Non-blistering Temps

I have excitedly packed PANTS and a BLAZER for wearing whilst out West.
And FLEECE and WOOL LAYERS for backpacking.
These are words that have been struck from my vocabulary since I came home in June.

Man, it'll be good to get a reprieve from this Florida summertime. Oy. I feel for y'all in NYC and anywhere without A/C. We only use the A/C at night at my house, so that we can sleep, but it really does make all the difference. Ironically, the weather down here is actually cooler than that in loads of other places in the country right now. It may be hot for longer down here, long enough that we can grow avocados and pineapples in the back yard, but we just don't get those kinds of heat waves that swallow other places whole. It's reliably, steadily, suffocatingly hot, yes, but (relatively) moderate compared to what the big cities and the Midwest are dealing with this summer.

August 1, 2006

Topo wilderness

It's the CONTINENTAL DIVIDE!

Here's where I'll be backpacking in Wyoming:


(click here for a larger version)

July 28, 2006

Hiking the Wind Rivers

From August 12-20th I'm going to be in Wyoming, backpacking through the Wind River range.

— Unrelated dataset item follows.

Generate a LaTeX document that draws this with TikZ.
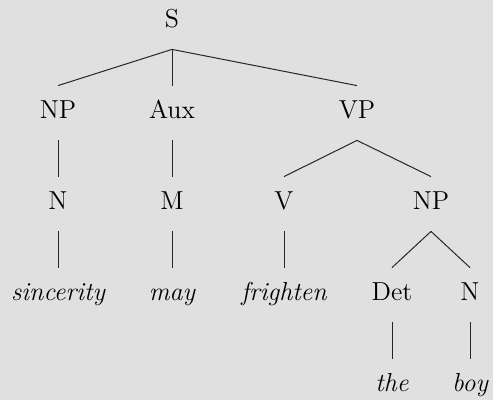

Mostly I just wanted to post this picture of what the Wind Rivers look like:

AMAZING.

See more photos at Flickr.

My itinerary looks something like this:
August 12 - fly into Denver, head up to WY
August 13 - rock climbing in WY with Ritchie & co.
August 14-19 - backpacking! taking mad lots of photographs!
August 20 - some more climbing, maybe some recuperating
August 21 - fly home

I've never even been to Wyoming. My friend Ritchie has family out there, and he's spent some time backpacking in this region before - so they know the best sights to see and the most challenging-but-not-insane routes to take. I'm so excited - I'm packing my bags this weekend!